_EXERCISE:_ Retyping should cover only the lines from the one containing "Convert this diagram to TikZ code." through the final line of the records, with pictures omitted.

— Start of AVAILABLE DATA —

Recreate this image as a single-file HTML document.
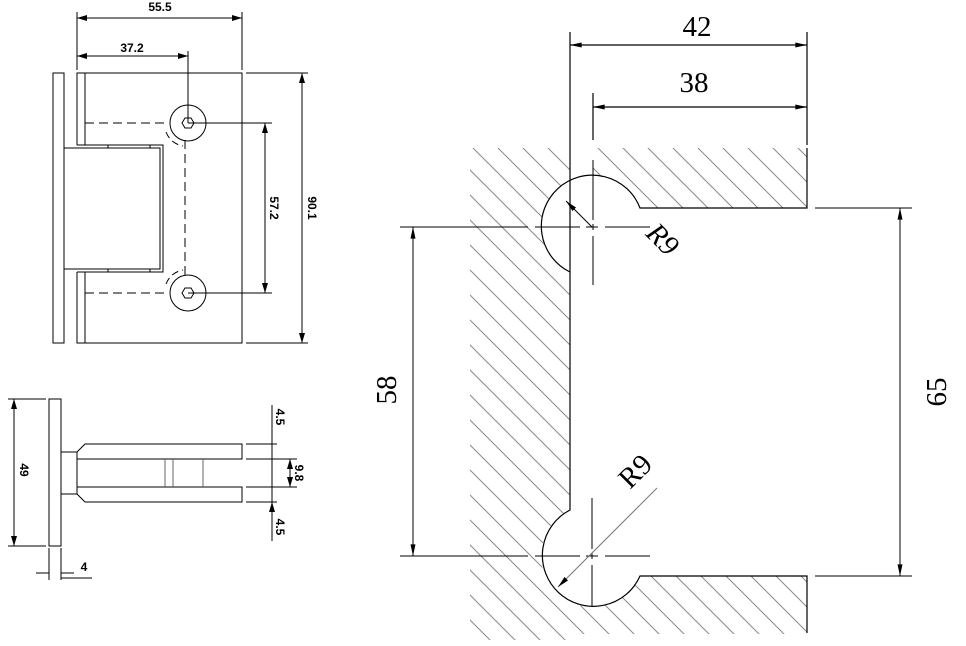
<!DOCTYPE html>
<html><head><meta charset="utf-8"><style>
html,body{margin:0;padding:0;background:#fff;}
svg{display:block;}
.s{font-family:"Liberation Sans",sans-serif;font-weight:bold;font-size:12px;}
.t{font-family:"Liberation Serif",serif;font-size:29px;}
</style></head><body>
<svg width="966" height="646" viewBox="0 0 966 646" xmlns="http://www.w3.org/2000/svg">
<defs>
<pattern id="h" patternUnits="userSpaceOnUse" width="25" height="25">
<path d="M0,0 L25,25 M-5,20 L5,30 M20,-5 L30,5" stroke="#8a8a8a" stroke-width="1"/>
</pattern>
<marker id="a" viewBox="0 0 10 6" refX="10" refY="3" markerWidth="10" markerHeight="6" orient="auto-start-reverse" markerUnits="userSpaceOnUse"><path d="M0,0 L10,3 L0,6z" fill="#000"/></marker>
<marker id="b" viewBox="0 0 14 6" refX="14" refY="3" markerWidth="14" markerHeight="5" orient="auto-start-reverse" markerUnits="userSpaceOnUse"><path d="M0,0 L14,3 L0,6z" fill="#000"/></marker>
</defs>
<g stroke="#000" stroke-width="1" fill="none">
<line x1="77" y1="12" x2="77" y2="70"/><line x1="242" y1="12" x2="242" y2="70"/>
<line x1="77" y1="18" x2="242" y2="18" marker-start="url(#a)" marker-end="url(#a)"/>
<line x1="77" y1="56" x2="188" y2="56" marker-start="url(#a)" marker-end="url(#a)"/>
<line x1="188" y1="51" x2="188" y2="123"/>
<rect x="53" y="73" width="11" height="270"/>
<path d="M77,145 L77,73 L242,73 L242,343 L77,343 L77,272"/>
<path d="M85,73 L85,145 M85,272 L85,343"/>
<path d="M77,145 L163,145 L163,272 L77,272 M64,148 L160,148 L160,269 L64,269 M64,148 L64,269"/>
<line x1="108" y1="145" x2="108" y2="148"/><line x1="150" y1="145" x2="150" y2="148"/>
<line x1="108" y1="269" x2="108" y2="272"/><line x1="150" y1="269" x2="150" y2="272"/>
<circle cx="188" cy="123" r="18"/><circle cx="188" cy="293" r="18"/>
<polygon points="182,123 185,118 191,118 194,123 191,128 185,128"/>
<polygon points="182,293 185,288 191,288 194,293 191,298 185,298"/>
<path d="M85,123 L165,123 M85,293 L165,293 M185,140 L185,278" stroke-dasharray="9,5"/>
<path d="M166,132 A22,22 0 0 0 183,146 M166,284 A22,22 0 0 1 183,270" stroke-dasharray="7,4"/>
<line x1="188" y1="123" x2="272" y2="123"/><line x1="188" y1="293" x2="272" y2="293"/>
<line x1="265" y1="123" x2="265" y2="293" marker-start="url(#a)" marker-end="url(#a)"/>
<line x1="246" y1="73" x2="308" y2="73"/><line x1="246" y1="343" x2="308" y2="343"/>
<line x1="302" y1="73" x2="302" y2="343" marker-start="url(#a)" marker-end="url(#a)"/>
<rect x="49" y="399" width="12" height="147"/>
<line x1="8" y1="399" x2="46" y2="399"/><line x1="8" y1="546" x2="46" y2="546"/>
<line x1="14" y1="399" x2="14" y2="546" marker-start="url(#a)" marker-end="url(#a)"/>
<rect x="61" y="452" width="16" height="42"/>
<path d="M77,452 L85,444 L242,444 L242,459 L77,459 M77,487 L242,487 L242,502 L85,502 L77,494"/>
<path d="M165,459 L165,487 M173,459 L173,487 M203,459 L203,487" stroke="#666"/>
<path d="M246,444 L277,444 M246,459 L297,459 M246,487 L297,487 M246,502 L277,502"/>
<line x1="272" y1="405" x2="272" y2="541"/>
<path d="M272,436 L272,444 M272,510 L272,502" marker-end="url(#a)"/>
<line x1="290" y1="459" x2="290" y2="487" marker-start="url(#a)" marker-end="url(#a)"/>
<path d="M49,548 L49,580 M61,548 L61,580 M36,573 L49,573 M74,573 L61,573 M61,578 L92,578"/>
</g>
<g class="s" fill="#000">
<text x="160" y="11" text-anchor="middle">55.5</text>
<text x="132" y="52" text-anchor="middle">37.2</text>
<text transform="translate(270,208) rotate(90)" text-anchor="middle">57.2</text>
<text transform="translate(308,208) rotate(90)" text-anchor="middle">90.1</text>
<text transform="translate(20,470) rotate(90)" text-anchor="middle">49</text>
<text transform="translate(276,417) rotate(90)" text-anchor="middle">4.5</text>
<text transform="translate(276,527) rotate(90)" text-anchor="middle">4.5</text>
<text transform="translate(295,473) rotate(90)" text-anchor="middle">9.8</text>
<text x="84" y="571" text-anchor="middle">4</text>
</g>
<g>
<rect x="470" y="148" width="100" height="492" fill="url(#h)"/>
<rect x="593" y="148" width="214" height="60" fill="url(#h)"/>
<rect x="570" y="576" width="237" height="58" fill="url(#h)"/>
<circle cx="592" cy="227" r="51" fill="#fff"/>
<circle cx="592" cy="556" r="51" fill="#fff"/>
<rect x="571" y="208" width="236" height="368" fill="#fff"/>
</g>
<g stroke="#000" stroke-width="1.2" fill="none">
<path d="M570,272 A51,51 0 1 1 640,208 L807,208 L807,148"/>
<path d="M570,272 L570,510 A51,51 0 1 0 640,576 L807,576 L807,633"/>
<line x1="570" y1="32" x2="570" y2="272"/>
<line x1="807" y1="32" x2="807" y2="145"/>
<line x1="593" y1="93" x2="593" y2="140"/>
<line x1="570" y1="45" x2="807" y2="45" marker-start="url(#b)" marker-end="url(#b)"/>
<line x1="593" y1="107" x2="807" y2="107" marker-start="url(#b)" marker-end="url(#b)"/>
<path d="M400,227 L528,227 M535,227 L580,227 M586,227 L598,227 M605,227 L650,227" stroke-width="1"/>
<path d="M593,160 L593,220 M593,224 L593,230 M593,236 L593,285" stroke-width="1"/>
<path d="M400,556 L528,556 M535,556 L580,556 M586,556 L598,556 M605,556 L650,556" stroke-width="1"/>
<path d="M592,498 L592,549 M592,553 L592,559 M592,565 L592,607" stroke-width="1"/>
<line x1="413" y1="227" x2="413" y2="556" stroke-width="1" marker-start="url(#b)" marker-end="url(#b)"/>
<line x1="815" y1="208" x2="912" y2="208" stroke-width="1"/>
<line x1="815" y1="576" x2="912" y2="576" stroke-width="1"/>
<line x1="900" y1="208" x2="900" y2="576" stroke-width="1" marker-start="url(#b)" marker-end="url(#b)"/>
<line x1="592" y1="227" x2="566" y2="201" stroke-width="1" marker-end="url(#b)"/>
<line x1="657" y1="488" x2="558" y2="587" stroke="#777" stroke-width="1" marker-end="url(#b)"/>
</g>
<g class="t" fill="#000">
<text x="697" y="36" text-anchor="middle">42</text>
<text x="694" y="92" text-anchor="middle">38</text>
<text transform="translate(396,390) rotate(-90)" text-anchor="middle">58</text>
<text transform="translate(946,392) rotate(-90)" text-anchor="middle">65</text>
<text transform="translate(656,246) rotate(45)" text-anchor="middle" font-style="italic">R9</text>
<text transform="translate(642,478) rotate(-45)" text-anchor="middle">R9</text>
</g>
</svg>
</body></html>
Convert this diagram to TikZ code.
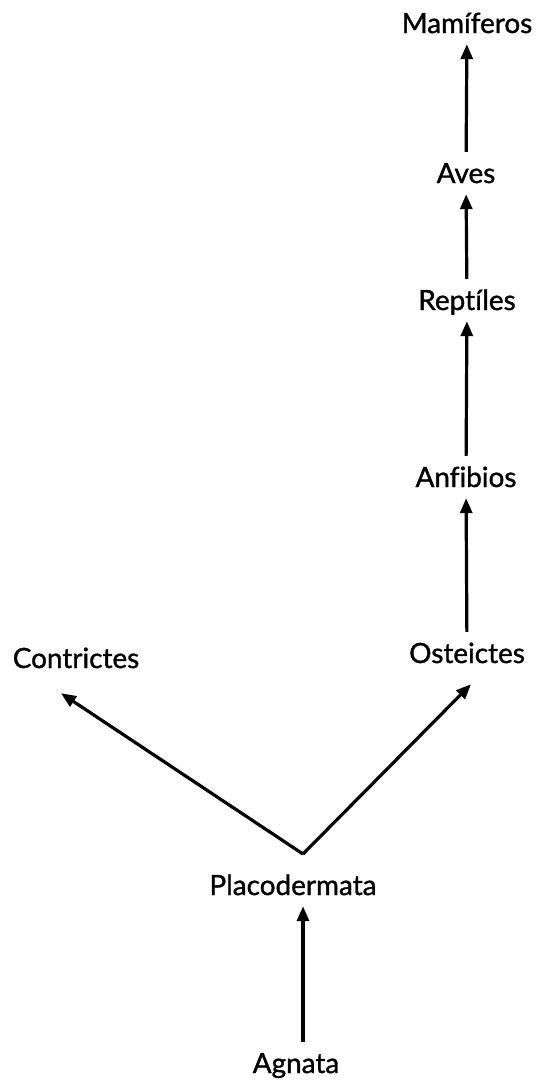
\documentclass[tikz,border=0pt]{standalone}
\usepackage{fontspec}
\setmainfont{Lato}[Ligatures={NoCommon}, BoldFont={Lato}, BoldFeatures={FakeBold=1.2}]
\usepackage{tikz}
\usetikzlibrary{arrows.meta,positioning}

\begin{document}
\begin{tikzpicture}[
  x=1bp, y=-1bp,
  taxon/.style={inner sep=0pt, anchor=base, text height=21bp, text depth=6bp,
    font=\fontsize{28}{30}\selectfont\bfseries},
  line/.style={-{Triangle[length=15bp, width=12bp]}, line width=3.2bp,
    shorten <=10bp, shorten >=5bp}
]
\path[use as bounding box, fill=white] (0,0) rectangle (548,1082);

\node[taxon] (mamiferos) at (467,33) {Mamíferos};
\node[taxon] (aves) at (466,183) {Aves};
\node[taxon] (reptiles) at (467,310) {Reptíles};
\node[taxon] (anfibios) at (466,487) {Anfibios};
\node[taxon] (osteictes) at (467,663) {Osteictes};
\node[taxon] (contrictes) at (76,668) {Contrictes};
\node[taxon] (placodermata) at (293,895) {Placodermata};
\node[taxon] (agnata) at (296,1073) {Agnata};
\coordinate (fork) at (303,854);

\draw[line] (aves) -- (mamiferos);
\draw[line] (reptiles) -- (aves);
\draw[line] (anfibios) -- (reptiles);
\draw[line] (osteictes) -- (anfibios);
\draw[line] (agnata.north -| fork) -- (placodermata.south -| fork);
\draw[line, shorten <=0pt, shorten >=0pt] (fork) -- ([xshift=-15bp, yshift=-19bp]contrictes.south);
\draw[line, shorten <=0pt, shorten >=0pt] (fork) -- ([xshift=4bp, yshift=-15bp]osteictes.south);
\end{tikzpicture}
\end{document}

— End of AVAILABLE DATA —

_RESULT OF THIS TASK:_
Convert this diagram to TikZ code.
\documentclass[tikz,border=0pt]{standalone}
\usepackage{fontspec}
\setmainfont{Lato}[Ligatures={NoCommon}, BoldFont={Lato}, BoldFeatures={FakeBold=1.2}]
\usepackage{tikz}
\usetikzlibrary{arrows.meta,positioning}

\begin{document}
\begin{tikzpicture}[
  x=1bp, y=-1bp,
  taxon/.style={inner sep=0pt, anchor=base, text height=21bp, text depth=6bp,
    font=\fontsize{28}{30}\selectfont\bfseries},
  line/.style={-{Triangle[length=15bp, width=12bp]}, line width=3.2bp,
    shorten <=10bp, shorten >=5bp}
]
\path[use as bounding box, fill=white] (0,0) rectangle (548,1082);

\node[taxon] (mamiferos) at (467,33) {Mamíferos};
\node[taxon] (aves) at (466,183) {Aves};
\node[taxon] (reptiles) at (467,310) {Reptíles};
\node[taxon] (anfibios) at (466,487) {Anfibios};
\node[taxon] (osteictes) at (467,663) {Osteictes};
\node[taxon] (contrictes) at (76,668) {Contrictes};
\node[taxon] (placodermata) at (293,895) {Placodermata};
\node[taxon] (agnata) at (296,1073) {Agnata};
\coordinate (fork) at (303,854);

\draw[line] (aves) -- (mamiferos);
\draw[line] (reptiles) -- (aves);
\draw[line] (anfibios) -- (reptiles);
\draw[line] (osteictes) -- (anfibios);
\draw[line] (agnata.north -| fork) -- (placodermata.south -| fork);
\draw[line, shorten <=0pt, shorten >=0pt] (fork) -- ([xshift=-15bp, yshift=-19bp]contrictes.south);
\draw[line, shorten <=0pt, shorten >=0pt] (fork) -- ([xshift=4bp, yshift=-15bp]osteictes.south);
\end{tikzpicture}
\end{document}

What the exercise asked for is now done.